Turkish armed forces are besieging the Syrian Kurdish-controlled district of Afrin in northern Syria, Turkey‘s president has said.
In a televised statement on Friday, Recep Tayyip Erdogan said the Turkey-backed Free Syrian Army fighters and Turkish troops were 6km from the centre of Afrin.
“Now the centre of Afrin is surrounded and our entry is imminent,” he said.
“We are removing the last remaining obstacles standing before our besieging of Afrin city centre.”
However, a spokesperson for the Kurdish People’s Protection Units (YPG) troops contradicted the claims.
“The forces of Erdogan’s Turkish army … are 10 to 15km away from it [Afrin],” Nouri Mahmoud said.
“Today, there were also clashes around Bulbul, where they announced around 30 days ago that they captured, occupied it.”
The assault on Afrin is part of Operation Olive Branch, a Turkish military offensive to remove Kurdish fighters in northwestern Syria.
In his speech, Erdogan said the military operation would not end with the seizure of Afrin.
“We are in Afrin today; we will be in Manbij tomorrow.
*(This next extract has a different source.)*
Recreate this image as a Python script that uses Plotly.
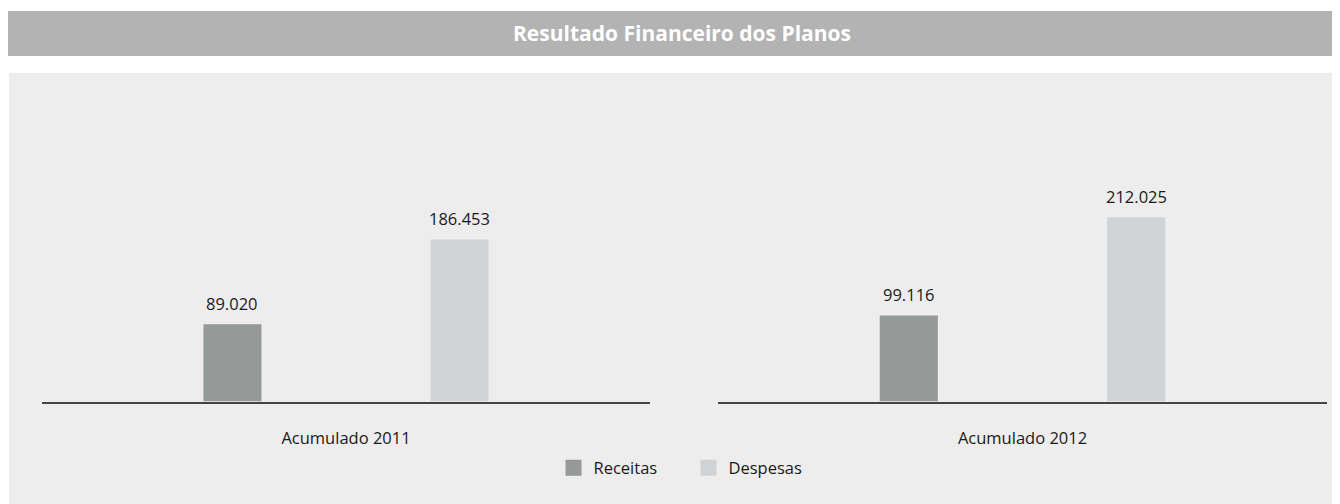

The next day we will ensure that the east of Euphrates will be cleared of terrorists up to the Iraqi border,” he said.
The YPG, the armed wing of the Kurdish Democratic Union (PYD) Party in Syria, is considered a “terrorist group” by Turkey.
Turkey says they have ties to the outlawed Kurdistan Workers’ Party (PKK), active in Turkey.
The PKK has waged a decades-long armed fight against the Turkish state that has killed tens of thousands of people.
Relations between NATO allies US and Turkey have been strained over a number of issues, notably the US arming of the YPG.
Turkey has repeatedly called on the US to stop working with the YPG.